Household budgets are once again feeling the pinch as vegetable prices have been rising rapidly over the past few weeks for a variety of reasons. For those observing the Navratri fast, the bigger-than-expected rise in prices of tomatoes, potatoes, green leafy vegetables and most root vegetables such as sweet potatoes and carrots could not have come at a worse time.
“Rise in vegetable prices is not unusual post monsoon, but what is different this time is a combination of factors, including high diesel prices that have contributed 10-15 per cent to the increase in cost,” says Adeel Ahmad Khan, chairman, Azadpur Mandi Agricultural Produce Marketing Committee.
Lower arrivals at the mandi and higher prices are more visible in the case of most vegetables that grow below the soil or close to the ground such as onion, garlic, tomato, potato, spinach, fenugreek, mustard and coriander. This is happening at a time when the market usually offers plenty leafy vegetable options to consumers.
The late withdrawal of monsoon this year after bouts of heavy showers in some parts of Delhi, Haryana, Punjab and Uttar Pradesh, resulting in water-logging in the fields, has caused considerable damage to vegetable crops in particular. Vegetables from these states, along with those grown within and on the outskirts of Delhi, serve the demand in the National Capital Region (NCR).
Currently, there is around 30 to 35 per cent drop in the arrivals of most vegetables in the Azadpur Mandi, the largest wholesale market for fruits and vegetables in Asia. Azadpur Mandi caters to the needs of most states in the northern region, and also that of traders from across the country as well as exporters. In the case of most leafy vegetables, the shortfall in arrivals is around 50 per cent.
Mahender Sanpal, president of Vegetable Traders Association, Delhi, says that while prices of all vegetables have risen, in some cases “it has almost doubled in the past three weeks”. “For instance, palak (spinach), which cost just Rs 10 per kg around 20 days ago, is now selling in the mandi for Rs 50 per kg. Tomato prices have risen from Rs 15-20 to Rs 40-50, and in retail it is selling for over Rs 70 per kg in most localities,” says Sanpal.

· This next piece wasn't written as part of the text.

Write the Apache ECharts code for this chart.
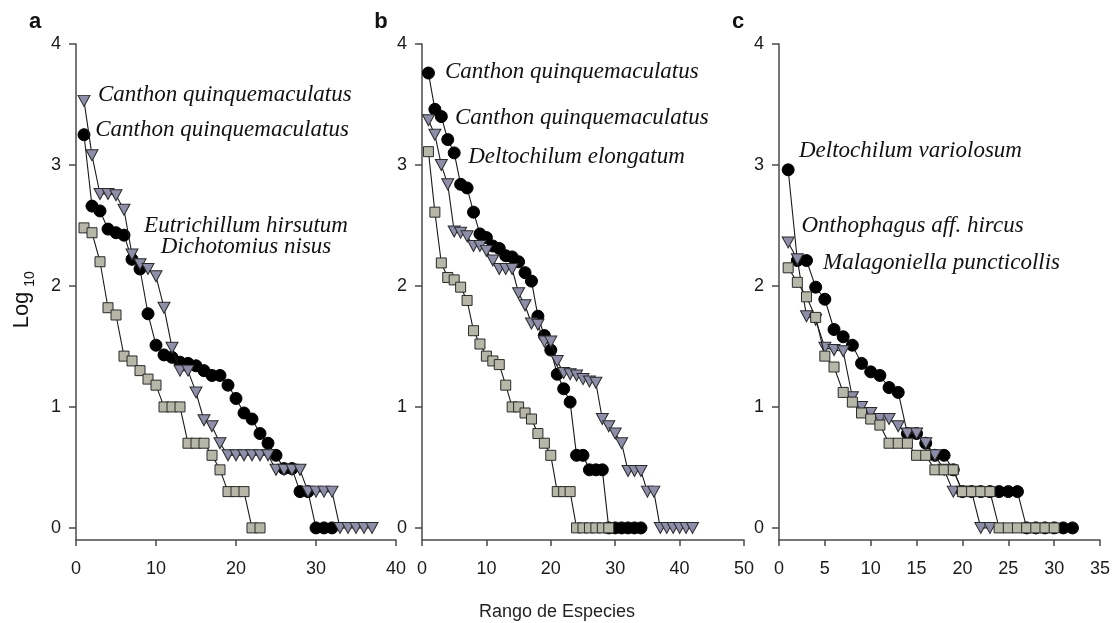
<!DOCTYPE html>
<html><head><meta charset="utf-8">
<script src="https://cdn.jsdelivr.net/npm/echarts@6/dist/echarts.min.js"></script>
<style>html,body{margin:0;padding:0;background:#fff}#c{width:1115px;height:623px}</style>
</head><body><div id="c"></div>
<script>
// ---- data (log10 abundance by species rank, rank = index + 1) ----
const panelLetters = ['a', 'b', 'c'];
const xMax = [40, 50, 35];
const xInterval = [10, 10, 5];
const yTicks = [0, 1, 2, 3, 4];

const circlesA = [3.25,2.66,2.62,2.47,2.44,2.42,2.22,2.14,1.77,1.51,1.43,1.41,1.37,1.36,1.34,1.30,1.26,1.26,1.18,1.07,0.95,0.90,0.78,0.70,0.60,0.49,0.49,0.30,0.30,0,0,0];
const trianglesA = [3.53,3.08,2.76,2.76,2.75,2.63,2.26,2.18,2.14,2.08,1.82,1.49,1.30,1.30,1.12,0.89,0.84,0.70,0.60,0.60,0.60,0.60,0.60,0.60,0.48,0.48,0.48,0.48,0.30,0.30,0.30,0.30,0,0,0,0,0];
const squaresA = [2.48,2.44,2.20,1.82,1.76,1.42,1.38,1.30,1.23,1.18,1.0,1.0,1.0,0.70,0.70,0.70,0.60,0.48,0.30,0.30,0.30,0,0];

const circlesB = [3.76,3.46,3.40,3.21,3.10,2.84,2.81,2.61,2.43,2.40,2.33,2.31,2.25,2.24,2.20,2.11,2.04,1.75,1.59,1.47,1.27,1.15,1.04,0.60,0.60,0.48,0.48,0.48,0,0,0,0,0,0];
const trianglesB = [3.37,3.25,3.00,2.84,2.45,2.44,2.41,2.33,2.33,2.29,2.21,2.14,2.14,2.14,1.94,1.84,1.69,1.68,1.54,1.54,1.38,1.28,1.27,1.26,1.23,1.21,1.20,0.90,0.84,0.78,0.70,0.47,0.47,0.47,0.30,0.30,0,0,0,0,0,0];
const squaresB = [3.11,2.61,2.19,2.07,2.05,1.99,1.88,1.63,1.52,1.42,1.38,1.35,1.18,1.0,1.0,0.95,0.90,0.78,0.70,0.60,0.30,0.30,0.30,0,0,0,0,0,0];

const circlesC = [2.96,2.21,2.21,1.99,1.89,1.64,1.58,1.51,1.36,1.29,1.26,1.16,1.12,0.78,0.78,0.70,0.60,0.60,0.48,0.30,0.30,0.30,0.30,0.30,0.30,0.30,0,0,0,0,0,0];
const trianglesC = [2.36,2.22,1.75,1.72,1.49,1.47,1.46,1.08,1.00,0.95,0.90,0.90,0.84,0.78,0.78,0.70,0.60,0.48,0.30,0.30,0.30,0,0];
const squaresC = [2.15,2.03,1.91,1.74,1.42,1.33,1.12,1.04,0.95,0.90,0.85,0.70,0.70,0.70,0.60,0.60,0.48,0.48,0.48,0.30,0.30,0.30,0.30,0,0,0,0,0,0,0];

const annotations = [
  {panel:0, x:2.75, y:3.58, text:'Canthon quinquemaculatus', align:'left'},
  {panel:0, x:2.4, y:3.29, text:'Canthon quinquemaculatus', align:'left'},
  {panel:0, x:21.25, y:2.50, text:'Eutrichillum hirsutum', align:'center'},
  {panel:0, x:21.25, y:2.32, text:'Dichotomius nisus', align:'center'},
  {panel:1, x:3.57, y:3.77, text:'Canthon quinquemaculatus', align:'left'},
  {panel:1, x:5.12, y:3.39, text:'Canthon quinquemaculatus', align:'left'},
  {panel:1, x:7.18, y:3.07, text:'Deltochilum elongatum', align:'left'},
  {panel:2, x:2.18, y:3.12, text:'Deltochilum variolosum', align:'left'},
  {panel:2, x:2.45, y:2.50, text:'Onthophagus aff. hircus', align:'left'},
  {panel:2, x:4.8, y:2.19, text:'Malagoniella puncticollis', align:'left'}
];
const xTitle = 'Rango de Especies';

// ---- chart ----
const panels = [
  {c: circlesA, t: trianglesA, s: squaresA},
  {c: circlesB, t: trianglesB, s: squaresB},
  {c: circlesC, t: trianglesC, s: squaresC}
];
const gridBoxes = [
  {left: 76, top: 44, width: 320, height: 496},
  {left: 422, top: 44, width: 322, height: 496},
  {left: 779, top: 44, width: 321, height: 496}
];
const axisColor = '#4a4a4a';
const labelFont = {fontFamily: 'Liberation Sans, Arial, sans-serif', fontSize: 18, color: '#1a1a1a'};
const toPts = arr => arr.map((v, i) => [i + 1, v]);

const chart = echarts.init(document.getElementById('c'), null, {renderer: 'canvas'});
const series = [];
panels.forEach((p, i) => {
  const common = {
    type: 'line', xAxisIndex: i, yAxisIndex: i,
    lineStyle: {color: '#1a1a1a', width: 1.1},
    animation: false, silent: true
  };
  series.push(Object.assign({}, common, {
    name: 'circ' + i, data: toPts(p.c), symbol: 'circle', symbolSize: 12,
    itemStyle: {color: '#000', borderColor: '#000', borderWidth: 1}, z: 2
  }));
  series.push(Object.assign({}, common, {
    name: 'tri' + i, data: toPts(p.t), symbol: 'triangle', symbolRotate: 180, symbolSize: [12, 11],
    itemStyle: {color: '#8e8eaa', borderColor: '#2a2a2a', borderWidth: 1}, z: 3
  }));
  series.push(Object.assign({}, common, {
    name: 'sq' + i, data: toPts(p.s), symbol: 'rect', symbolSize: 10,
    itemStyle: {color: '#b6b7a7', borderColor: '#2a2a2a', borderWidth: 1}, z: 4
  }));
});

const option = {
  backgroundColor: '#fff',
  animation: false,
  grid: gridBoxes.map(g => Object.assign({containLabel: false}, g)),
  xAxis: panels.map((p, i) => ({
    gridIndex: i, type: 'value', min: 0, max: xMax[i], interval: xInterval[i],
    axisLine: {show: true, onZero: false, lineStyle: {color: axisColor, width: 1.5}},
    axisTick: {show: true, length: 6, lineStyle: {color: axisColor, width: 1.5}},
    axisLabel: Object.assign({margin: 20, showMinLabel: true, showMaxLabel: true}, labelFont),
    splitLine: {show: false}
  })),
  yAxis: panels.map((p, i) => ({
    gridIndex: i, type: 'value', min: -0.1, max: 4,
    axisLine: {show: true, onZero: false, lineStyle: {color: axisColor, width: 1.5}},
    axisTick: {show: true, length: 7, customValues: yTicks, lineStyle: {color: axisColor, width: 1.5}},
    axisLabel: Object.assign({margin: 15, customValues: yTicks}, labelFont),
    splitLine: {show: false}
  })),
  series: series
};
chart.setOption(option);

// annotations and titles
const graphics = [];
annotations.forEach(a => {
  const pt = chart.convertToPixel({gridIndex: a.panel}, [a.x, a.y]);
  graphics.push({
    type: 'text', x: pt[0], y: pt[1], silent: true,
    style: {text: a.text, fill: '#111', font: 'italic 23px "Liberation Serif", "Times New Roman", serif',
            textAlign: a.align, textVerticalAlign: 'middle'}
  });
});
panelLetters.forEach((l, i) => {
  const pt = chart.convertToPixel({gridIndex: i}, [0, 4]);
  graphics.push({
    type: 'text', x: pt[0] - 41, y: pt[1] - 22, silent: true,
    style: {text: l, fill: '#111', font: 'bold 22px "Liberation Sans", Arial, sans-serif',
            textAlign: 'center', textVerticalAlign: 'middle'}
  });
});
graphics.push({
  type: 'text', x: 22, y: 310, rotation: Math.PI / 2, silent: true,
  style: {text: 'Log', fill: '#111', font: '22px "Liberation Sans", Arial, sans-serif',
          textAlign: 'center', textVerticalAlign: 'middle'}
});
graphics.push({
  type: 'text', x: 30, y: 279, rotation: Math.PI / 2, silent: true,
  style: {text: '10', fill: '#111', font: '14px "Liberation Sans", Arial, sans-serif',
          textAlign: 'center', textVerticalAlign: 'middle'}
});
graphics.push({
  type: 'text', x: 557, y: 612, silent: true,
  style: {text: xTitle, fill: '#222', font: '18px "Liberation Sans", Arial, sans-serif',
          textAlign: 'center', textVerticalAlign: 'middle'}
});
chart.setOption({graphic: graphics});
</script>
</body></html>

In the case of onion, Khan says the mandi price has risen by Rs 6-7 per kg from earlier levels of Rs 20-25 per kg, while retail prices in some markets has crossed Rs 50 per kg. The new onion crop is yet to arrive in the market. Currently, NCR is receiving supplies from storages in Nashik. The high transportation charges due to high diesel prices are adding to the delivered costs, market experts point out.

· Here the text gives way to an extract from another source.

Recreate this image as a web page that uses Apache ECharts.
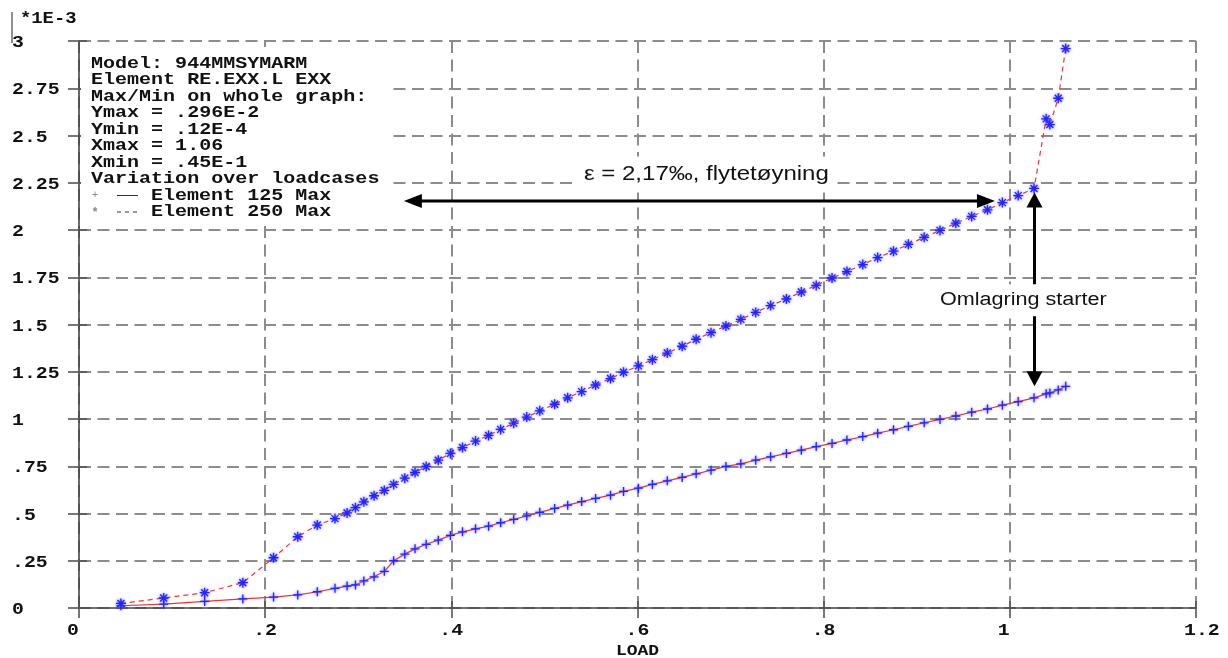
<!DOCTYPE html>
<html>
<head>
<meta charset="utf-8">
<script src="https://cdn.jsdelivr.net/npm/echarts@6/dist/echarts.min.js"></script>
<style>
  html, body { margin: 0; padding: 0; background: #fff; }
  #main { width: 1228px; height: 658px; }
</style>
</head>
<body>
<div id="main"></div>
<script>
// Load steps (shared by both elements)
const load = [
  0.045, 0.091, 0.135, 0.176, 0.209, 0.235, 0.256, 0.275, 0.288, 0.297,
  0.306, 0.317, 0.328, 0.338, 0.350, 0.361, 0.373, 0.386, 0.399, 0.412,
  0.426, 0.440, 0.453, 0.467, 0.481, 0.495, 0.511, 0.525, 0.540, 0.555,
  0.571, 0.585, 0.601, 0.616, 0.632, 0.648, 0.663, 0.679, 0.695, 0.711,
  0.727, 0.743, 0.760, 0.776, 0.792, 0.809, 0.825, 0.842, 0.858, 0.875,
  0.891, 0.908, 0.925, 0.942, 0.959, 0.976, 0.992, 1.009, 1.026, 1.039,
  1.043, 1.052, 1.060
];
// EXX strain, Element 125 Max (units of 1E-3)
const el125 = [
  0.012, 0.021, 0.035, 0.048, 0.058, 0.069, 0.086, 0.104, 0.116, 0.122,
  0.143, 0.165, 0.194, 0.250, 0.285, 0.313, 0.337, 0.359, 0.384, 0.403,
  0.419, 0.433, 0.451, 0.469, 0.487, 0.506, 0.527, 0.544, 0.563, 0.580,
  0.597, 0.617, 0.634, 0.654, 0.673, 0.691, 0.710, 0.729, 0.749, 0.763,
  0.782, 0.800, 0.818, 0.835, 0.854, 0.871, 0.889, 0.907, 0.925, 0.943,
  0.961, 0.980, 0.998, 1.016, 1.036, 1.053, 1.073, 1.092, 1.112, 1.133,
  1.138, 1.154, 1.173
];
// EXX strain, Element 250 Max (units of 1E-3)
const el250 = [
  0.024, 0.053, 0.081, 0.134, 0.266, 0.377, 0.439, 0.473, 0.503, 0.531,
  0.562, 0.594, 0.622, 0.654, 0.687, 0.717, 0.749, 0.782, 0.818, 0.849,
  0.883, 0.913, 0.945, 0.978, 1.010, 1.043, 1.078, 1.112, 1.145, 1.180,
  1.214, 1.247, 1.281, 1.314, 1.349, 1.385, 1.422, 1.457, 1.492, 1.527,
  1.564, 1.600, 1.635, 1.672, 1.707, 1.746, 1.780, 1.817, 1.854, 1.888,
  1.924, 1.961, 1.998, 2.036, 2.072, 2.107, 2.145, 2.182, 2.220, 2.588,
  2.558, 2.697, 2.960
];

const yTicks = [0, 0.25, 0.5, 0.75, 1, 1.25, 1.5, 1.75, 2, 2.25, 2.5, 2.75, 3];
const yTickLabels = ['0', '.25', '.5', '.75', '1', '1.25', '1.5', '1.75', '2', '2.25', '2.5', '2.75', '3'];
const xTicks = [0, 0.2, 0.4, 0.6, 0.8, 1, 1.2];
const xTickLabels = ['0', '.2', '.4', '.6', '.8', '1', '1.2'];

const infoLines = [
  'Model: 944MMSYMARM',
  'Element RE.EXX.L EXX',
  'Max/Min on whole graph:',
  'Ymax = .296E-2',
  'Ymin = .12E-4',
  'Xmax = 1.06',
  'Xmin = .45E-1',
  'Variation over loadcases'
];
const seriesNames = ['Element 125 Max', 'Element 250 Max'];

// Annotation anchors in data units (load, strain*1E-3)
const yieldArrow = { y: 2.153, x1: 0.349, x2: 0.984 };
const yieldText = { x: 0.674, y: 2.294, text: 'ε = 2,17‰, flytetøyning' };
const redistArrow = { x: 1.0265, y1: 2.199, y2: 1.173 };
const redistText = { x: 1.0145, y: 1.628, text: 'Omlagring starter' };

const MONO = '"Liberation Mono", "DejaVu Sans Mono", monospace';
const SANS = '"Liberation Sans", Arial, sans-serif';
const STRETCH = 1.2;

const PLUS = 'path://M5,0L5,10M0,5L10,5';
const STAR = 'path://M5,0L5,10M0,5L10,5M1.5,1.5L8.5,8.5M8.5,1.5L1.5,8.5';

const chart = echarts.init(document.getElementById('main'), null, { renderer: 'canvas' });

const gridDash = { color: '#8c8c8c', width: 2, type: [12, 6.5] };
const axisCommon = { min: 0, max: 0, interval: 0 };

const markerStyle = {
  color: '#2424ff',
  borderColor: '#2424ff',
  borderWidth: 1.3,
  shadowBlur: 3,
  shadowColor: 'rgba(80,80,255,0.9)'
};

chart.setOption({
  animation: false,
  backgroundColor: '#ffffff',
  grid: { left: 79, right: 32, top: 41, bottom: 50, containLabel: false },
  xAxis: [
    {
      type: 'value', min: 0, max: 1.2, interval: 0.2,
      axisLine: { show: true, onZero: false, lineStyle: { color: '#444', width: 1.6 } },
      axisTick: { show: true, inside: false, length: 10, lineStyle: { color: '#555', width: 1.6 } },
      axisLabel: { show: false },
      splitLine: { show: true, lineStyle: gridDash }
    },
    {
      type: 'value', min: 0, max: 1.2, interval: 0.2, position: 'bottom',
      axisLine: { show: false, onZero: false },
      axisTick: { show: true, inside: true, length: 7, lineStyle: { color: '#555', width: 1.6 } },
      axisLabel: { show: false },
      splitLine: { show: false }
    }
  ],
  yAxis: [
    {
      type: 'value', min: 0, max: 3, interval: 0.25,
      axisLine: { show: true, onZero: false, lineStyle: { color: '#444', width: 1.6 } },
      axisTick: { show: true, inside: false, length: 11, lineStyle: { color: '#555', width: 1.6 } },
      axisLabel: { show: false },
      splitLine: { show: true, lineStyle: gridDash }
    },
    {
      type: 'value', min: 0, max: 3, interval: 0.25, position: 'left',
      axisLine: { show: false, onZero: false },
      axisTick: { show: true, inside: true, length: 8, lineStyle: { color: '#555', width: 1.6 } },
      axisLabel: { show: false },
      splitLine: { show: false }
    }
  ],
  series: [
    {
      name: seriesNames[0],
      type: 'line',
      xAxisIndex: 0, yAxisIndex: 0,
      data: load.map((x, i) => [x, el125[i]]),
      symbol: PLUS,
      symbolSize: 9,
      showAllSymbol: true,
      lineStyle: { color: '#ee3434', width: 1.2, type: 'solid' },
      itemStyle: markerStyle,
      z: 3
    },
    {
      name: seriesNames[1],
      type: 'line',
      xAxisIndex: 0, yAxisIndex: 0,
      data: load.map((x, i) => [x, el250[i]]),
      symbol: STAR,
      symbolSize: 10,
      showAllSymbol: true,
      lineStyle: { color: '#ee3434', width: 1.2, type: [5, 4] },
      itemStyle: markerStyle,
      z: 3
    }
  ]
});

// Pixel helper through the chart's own scales
const P = (x, y) => chart.convertToPixel({ xAxisIndex: 0, yAxisIndex: 0 }, [x, y]);

const g = [];

function monoText(str, x, y, size, opts) {
  opts = opts || {};
  return {
    type: 'text', x: x, y: y, scaleX: STRETCH, z: 20,
    style: {
      text: str,
      font: 'bold ' + size + 'px ' + MONO,
      fill: opts.fill || '#111',
      align: opts.align || 'left',
      verticalAlign: 'middle'
    }
  };
}

// Y tick labels
yTicks.forEach((v, i) => {
  const p = P(0, v);
  g.push(monoText(yTickLabels[i], 12, p[1] + 2, 16.5));
});
// X tick labels: each label starts one character cell left of its tick
xTicks.forEach((v, i) => {
  const p = P(v, 0);
  g.push(monoText(xTickLabels[i], p[0] - 12, 631, 16.5));
});
// Axis title and exponent
const xMid = (P(0, 0)[0] + P(1.2, 0)[0]) / 2;
g.push({
  type: 'text', x: xMid, y: 651, scaleX: STRETCH, z: 20,
  style: { text: 'LOAD', font: 'bold 15px ' + MONO, fill: '#111', align: 'center', verticalAlign: 'middle' }
});
g.push(monoText('*1E-3', 20, 19, 15.7));
g.push({ type: 'line', z: 20, shape: { x1: 12, y1: 12, x2: 12, y2: 43 }, style: { stroke: '#555', lineWidth: 1.3 } });

// Info block with white backing over the grid
g.push({ type: 'rect', z: 15, shape: { x: 81, y: 47, width: 308, height: 175 }, style: { fill: '#fff' } });
infoLines.forEach((t, i) => {
  g.push(monoText(t, 91, 63.5 + 16.5 * i, 16.7));
});
const legY1 = 63.5 + 16.5 * 8;
const legY2 = 63.5 + 16.5 * 9;
g.push(monoText(seriesNames[0], 151, legY1, 16.7));
g.push(monoText(seriesNames[1], 151, legY2, 16.7));
g.push({ type: 'text', x: 95, y: legY1, z: 20, style: { text: '+', font: '11px ' + MONO, fill: '#888', align: 'center', verticalAlign: 'middle' } });
g.push({ type: 'text', x: 95, y: legY2 + 1, z: 20, style: { text: '*', font: 'bold 12px ' + MONO, fill: '#888', align: 'center', verticalAlign: 'middle' } });
g.push({ type: 'line', z: 20, shape: { x1: 117, y1: legY1, x2: 138, y2: legY1 }, style: { stroke: '#333', lineWidth: 1 } });
g.push({ type: 'line', z: 20, shape: { x1: 117, y1: legY2, x2: 138, y2: legY2 }, style: { stroke: '#333', lineWidth: 1, lineDash: [4, 4] } });

// Horizontal double-headed arrow
(function () {
  const a = P(yieldArrow.x1, yieldArrow.y);
  const b = P(yieldArrow.x2, yieldArrow.y);
  const hl = 18, hw = 7;
  g.push({ type: 'line', z: 20, shape: { x1: a[0] + hl - 2, y1: a[1], x2: b[0] - hl + 2, y2: b[1] }, style: { stroke: '#000', lineWidth: 3 } });
  g.push({ type: 'polygon', z: 20, shape: { points: [[a[0], a[1]], [a[0] + hl, a[1] - hw], [a[0] + hl, a[1] + hw]] }, style: { fill: '#000' } });
  g.push({ type: 'polygon', z: 20, shape: { points: [[b[0], b[1]], [b[0] - hl, b[1] - hw], [b[0] - hl, b[1] + hw]] }, style: { fill: '#000' } });
})();

// Vertical double-headed arrow
(function () {
  const a = P(redistArrow.x, redistArrow.y1);
  const b = P(redistArrow.x, redistArrow.y2);
  const hl = 15, hw = 8;
  g.push({ type: 'line', z: 20, shape: { x1: a[0], y1: a[1] + hl - 2, x2: b[0], y2: b[1] - hl + 2 }, style: { stroke: '#000', lineWidth: 3 } });
  g.push({ type: 'polygon', z: 20, shape: { points: [[a[0], a[1]], [a[0] - hw, a[1] + hl], [a[0] + hw, a[1] + hl]] }, style: { fill: '#000' } });
  g.push({ type: 'polygon', z: 20, shape: { points: [[b[0], b[1]], [b[0] - hw, b[1] - hl], [b[0] + hw, b[1] - hl]] }, style: { fill: '#000' } });
})();

// Annotation labels on white boxes
(function () {
  const p = P(yieldText.x, yieldText.y);
  g.push({
    type: 'text', x: p[0], y: p[1], scaleX: STRETCH, z: 25,
    style: {
      text: yieldText.text, font: '20px ' + SANS, fill: '#111',
      align: 'center', verticalAlign: 'middle',
      backgroundColor: '#fff', padding: [8, 7, 8, 7]
    }
  });
  const q = P(redistText.x, redistText.y);
  g.push({
    type: 'text', x: q[0], y: q[1], scaleX: STRETCH, z: 25,
    style: {
      text: redistText.text, font: '18px ' + SANS, fill: '#111',
      align: 'center', verticalAlign: 'middle',
      backgroundColor: '#fff', padding: [7, 4, 7, 4]
    }
  });
})();

chart.setOption({ graphic: { elements: g } });
</script>
</body>
</html>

The shortage scenario is likely to continue for another 20 days until fresh crops from fields re-sown by farmers start arriving. Tomato prices may take more time to come down. The only positive factor is that there has been no drop in arrival of fruits, which has helped to maintain their price levels. It is another matter that fruits prices in the past two years have been much higher than in the previous years.